### Requirement
Reproduce all lines of the listing below in which the word "Convert" occurs.

------ Supplied data ------

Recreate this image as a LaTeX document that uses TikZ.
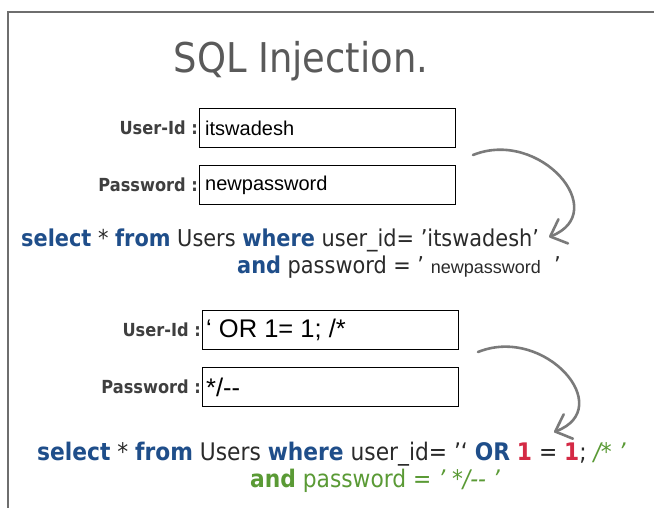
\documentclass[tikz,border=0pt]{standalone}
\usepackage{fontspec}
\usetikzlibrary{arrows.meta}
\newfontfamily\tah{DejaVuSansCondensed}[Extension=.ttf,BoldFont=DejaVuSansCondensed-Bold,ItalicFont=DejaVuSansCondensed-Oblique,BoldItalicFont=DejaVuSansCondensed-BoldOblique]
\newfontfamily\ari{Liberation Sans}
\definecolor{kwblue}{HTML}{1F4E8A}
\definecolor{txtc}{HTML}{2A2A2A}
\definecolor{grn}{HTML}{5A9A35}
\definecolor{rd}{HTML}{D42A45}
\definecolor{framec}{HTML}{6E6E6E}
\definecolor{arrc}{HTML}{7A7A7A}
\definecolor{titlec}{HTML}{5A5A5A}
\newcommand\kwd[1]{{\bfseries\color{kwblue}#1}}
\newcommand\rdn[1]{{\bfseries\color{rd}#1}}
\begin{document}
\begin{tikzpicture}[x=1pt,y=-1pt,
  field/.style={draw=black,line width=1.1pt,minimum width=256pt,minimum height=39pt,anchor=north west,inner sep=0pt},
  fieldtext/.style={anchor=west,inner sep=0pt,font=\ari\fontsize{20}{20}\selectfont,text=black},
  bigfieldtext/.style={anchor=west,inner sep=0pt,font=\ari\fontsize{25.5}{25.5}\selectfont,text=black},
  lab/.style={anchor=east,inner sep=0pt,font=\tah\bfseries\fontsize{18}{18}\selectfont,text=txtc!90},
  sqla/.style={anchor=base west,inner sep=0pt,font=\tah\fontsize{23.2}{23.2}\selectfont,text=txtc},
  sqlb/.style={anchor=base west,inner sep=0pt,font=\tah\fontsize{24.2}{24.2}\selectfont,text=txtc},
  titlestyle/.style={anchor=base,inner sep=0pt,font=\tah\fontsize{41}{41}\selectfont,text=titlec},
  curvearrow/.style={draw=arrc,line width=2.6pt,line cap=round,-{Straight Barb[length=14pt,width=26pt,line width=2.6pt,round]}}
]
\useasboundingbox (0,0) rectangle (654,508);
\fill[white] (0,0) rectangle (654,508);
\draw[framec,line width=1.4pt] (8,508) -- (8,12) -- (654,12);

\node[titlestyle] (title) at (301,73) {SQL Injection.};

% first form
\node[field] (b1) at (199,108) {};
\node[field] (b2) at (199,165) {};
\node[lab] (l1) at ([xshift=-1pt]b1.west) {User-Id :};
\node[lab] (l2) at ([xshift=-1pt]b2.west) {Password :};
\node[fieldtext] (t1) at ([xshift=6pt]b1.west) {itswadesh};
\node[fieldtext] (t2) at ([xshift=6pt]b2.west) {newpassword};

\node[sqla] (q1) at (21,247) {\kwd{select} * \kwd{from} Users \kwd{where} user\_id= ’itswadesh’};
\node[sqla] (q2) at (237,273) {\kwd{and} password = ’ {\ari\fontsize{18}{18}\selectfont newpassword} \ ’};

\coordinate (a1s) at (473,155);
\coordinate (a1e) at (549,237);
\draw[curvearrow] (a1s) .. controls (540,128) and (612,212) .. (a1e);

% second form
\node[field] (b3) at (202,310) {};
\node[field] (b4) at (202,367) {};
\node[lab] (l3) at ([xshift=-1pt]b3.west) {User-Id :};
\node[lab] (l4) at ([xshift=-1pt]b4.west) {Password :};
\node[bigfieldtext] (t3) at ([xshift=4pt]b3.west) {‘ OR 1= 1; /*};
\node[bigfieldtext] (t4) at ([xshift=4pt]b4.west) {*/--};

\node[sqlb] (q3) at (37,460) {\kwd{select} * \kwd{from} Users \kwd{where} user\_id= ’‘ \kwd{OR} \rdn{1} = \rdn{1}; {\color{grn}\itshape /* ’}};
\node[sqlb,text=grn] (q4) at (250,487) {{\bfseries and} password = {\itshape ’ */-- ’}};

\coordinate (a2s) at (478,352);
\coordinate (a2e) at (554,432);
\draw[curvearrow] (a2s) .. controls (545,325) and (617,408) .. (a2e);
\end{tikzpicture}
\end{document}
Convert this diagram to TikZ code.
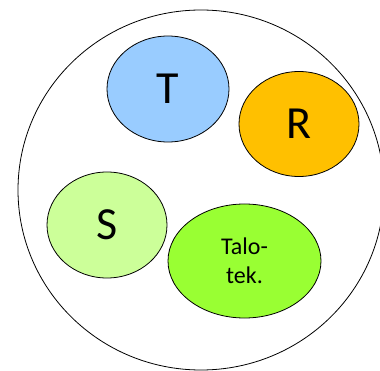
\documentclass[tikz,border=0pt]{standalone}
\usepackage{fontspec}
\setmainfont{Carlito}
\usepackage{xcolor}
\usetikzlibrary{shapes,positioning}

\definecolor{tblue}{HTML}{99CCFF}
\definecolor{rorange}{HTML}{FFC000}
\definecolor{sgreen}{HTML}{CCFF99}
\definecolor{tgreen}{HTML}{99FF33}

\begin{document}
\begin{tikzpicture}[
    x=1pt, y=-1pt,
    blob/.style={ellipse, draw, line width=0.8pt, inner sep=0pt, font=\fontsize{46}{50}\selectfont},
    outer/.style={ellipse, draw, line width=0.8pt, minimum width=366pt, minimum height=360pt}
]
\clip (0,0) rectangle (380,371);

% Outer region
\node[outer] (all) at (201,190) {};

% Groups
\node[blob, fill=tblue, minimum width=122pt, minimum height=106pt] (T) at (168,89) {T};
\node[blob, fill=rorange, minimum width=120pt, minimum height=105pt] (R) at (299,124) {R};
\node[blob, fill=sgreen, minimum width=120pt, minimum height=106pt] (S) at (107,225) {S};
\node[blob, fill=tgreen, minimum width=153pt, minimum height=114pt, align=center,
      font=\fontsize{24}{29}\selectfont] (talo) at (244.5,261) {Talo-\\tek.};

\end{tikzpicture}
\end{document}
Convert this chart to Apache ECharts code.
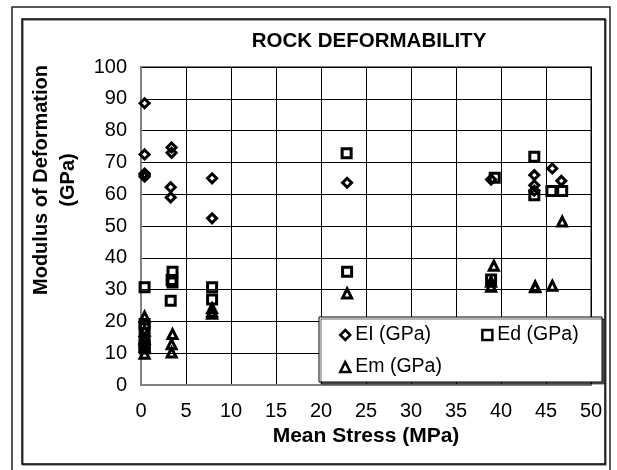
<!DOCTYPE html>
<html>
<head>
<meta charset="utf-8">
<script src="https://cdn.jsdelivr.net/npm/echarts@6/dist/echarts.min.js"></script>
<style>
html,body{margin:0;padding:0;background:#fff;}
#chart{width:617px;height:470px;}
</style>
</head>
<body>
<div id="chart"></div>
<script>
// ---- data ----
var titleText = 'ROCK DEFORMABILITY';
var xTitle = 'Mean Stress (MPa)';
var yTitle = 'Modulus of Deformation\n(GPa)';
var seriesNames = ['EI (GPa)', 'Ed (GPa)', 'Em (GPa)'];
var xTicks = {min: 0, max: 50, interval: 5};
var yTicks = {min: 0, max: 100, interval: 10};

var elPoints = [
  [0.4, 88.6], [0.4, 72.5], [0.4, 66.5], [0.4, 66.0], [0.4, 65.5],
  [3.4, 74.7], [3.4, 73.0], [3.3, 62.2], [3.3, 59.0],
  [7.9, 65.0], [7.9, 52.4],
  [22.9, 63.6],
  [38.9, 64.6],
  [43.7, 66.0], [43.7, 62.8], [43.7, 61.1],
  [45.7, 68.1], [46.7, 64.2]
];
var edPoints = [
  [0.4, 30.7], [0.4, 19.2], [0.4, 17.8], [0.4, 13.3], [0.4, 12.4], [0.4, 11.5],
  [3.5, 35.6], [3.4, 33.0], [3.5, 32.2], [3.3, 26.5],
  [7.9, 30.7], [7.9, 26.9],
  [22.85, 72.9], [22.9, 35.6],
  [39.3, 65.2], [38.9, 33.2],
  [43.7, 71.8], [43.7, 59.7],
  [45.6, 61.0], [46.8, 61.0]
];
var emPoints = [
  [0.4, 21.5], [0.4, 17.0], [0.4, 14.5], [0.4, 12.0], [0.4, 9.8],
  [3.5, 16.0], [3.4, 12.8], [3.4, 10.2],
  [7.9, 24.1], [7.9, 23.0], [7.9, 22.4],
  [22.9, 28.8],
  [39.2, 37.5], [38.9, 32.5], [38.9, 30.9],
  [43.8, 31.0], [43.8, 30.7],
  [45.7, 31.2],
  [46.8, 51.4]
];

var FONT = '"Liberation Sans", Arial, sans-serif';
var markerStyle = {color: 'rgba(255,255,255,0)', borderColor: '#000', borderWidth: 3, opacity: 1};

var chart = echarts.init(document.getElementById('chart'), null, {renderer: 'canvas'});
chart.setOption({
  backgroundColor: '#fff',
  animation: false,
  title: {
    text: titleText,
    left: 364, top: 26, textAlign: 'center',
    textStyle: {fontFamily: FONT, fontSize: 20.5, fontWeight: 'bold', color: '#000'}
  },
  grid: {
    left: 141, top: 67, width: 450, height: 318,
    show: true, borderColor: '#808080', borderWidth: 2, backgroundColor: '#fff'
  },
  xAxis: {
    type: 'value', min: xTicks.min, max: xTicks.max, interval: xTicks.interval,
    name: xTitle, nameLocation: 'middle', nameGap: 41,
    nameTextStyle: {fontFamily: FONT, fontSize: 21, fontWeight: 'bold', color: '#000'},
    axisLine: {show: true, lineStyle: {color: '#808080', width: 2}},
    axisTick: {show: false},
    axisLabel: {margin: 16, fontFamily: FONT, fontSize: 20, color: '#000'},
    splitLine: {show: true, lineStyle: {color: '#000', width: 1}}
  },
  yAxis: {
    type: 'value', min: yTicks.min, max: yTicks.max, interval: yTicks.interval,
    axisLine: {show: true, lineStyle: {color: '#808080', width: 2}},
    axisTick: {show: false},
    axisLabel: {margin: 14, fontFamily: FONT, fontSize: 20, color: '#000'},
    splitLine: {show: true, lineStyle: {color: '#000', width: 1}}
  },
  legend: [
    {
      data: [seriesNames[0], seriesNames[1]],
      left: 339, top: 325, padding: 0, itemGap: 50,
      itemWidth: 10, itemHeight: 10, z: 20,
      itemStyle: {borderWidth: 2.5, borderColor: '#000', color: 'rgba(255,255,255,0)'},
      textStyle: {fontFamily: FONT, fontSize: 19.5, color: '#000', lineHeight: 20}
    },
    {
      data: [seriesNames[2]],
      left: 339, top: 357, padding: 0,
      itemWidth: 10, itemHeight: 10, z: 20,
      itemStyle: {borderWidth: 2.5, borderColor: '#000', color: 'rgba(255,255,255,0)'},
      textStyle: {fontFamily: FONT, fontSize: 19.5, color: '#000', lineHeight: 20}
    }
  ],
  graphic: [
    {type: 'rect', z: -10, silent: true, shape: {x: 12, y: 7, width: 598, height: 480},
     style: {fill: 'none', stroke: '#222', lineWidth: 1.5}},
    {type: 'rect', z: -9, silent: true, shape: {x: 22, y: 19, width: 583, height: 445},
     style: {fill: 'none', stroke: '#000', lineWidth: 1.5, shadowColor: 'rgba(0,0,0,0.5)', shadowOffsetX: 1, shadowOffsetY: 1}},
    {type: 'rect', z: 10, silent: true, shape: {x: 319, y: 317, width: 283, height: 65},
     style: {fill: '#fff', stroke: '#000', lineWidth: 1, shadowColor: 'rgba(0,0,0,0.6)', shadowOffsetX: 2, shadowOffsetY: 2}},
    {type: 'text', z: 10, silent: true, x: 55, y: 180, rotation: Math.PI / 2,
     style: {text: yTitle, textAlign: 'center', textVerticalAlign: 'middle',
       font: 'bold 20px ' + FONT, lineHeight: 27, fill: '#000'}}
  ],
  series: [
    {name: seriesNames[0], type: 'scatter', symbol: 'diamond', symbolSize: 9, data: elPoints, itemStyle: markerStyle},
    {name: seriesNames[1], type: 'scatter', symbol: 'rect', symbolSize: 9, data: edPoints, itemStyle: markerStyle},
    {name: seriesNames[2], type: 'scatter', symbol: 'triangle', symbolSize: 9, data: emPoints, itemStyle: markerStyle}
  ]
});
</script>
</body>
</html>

------

### Solution to the exercise
Convert this diagram to TikZ code.
Convert this chart to Apache ECharts code.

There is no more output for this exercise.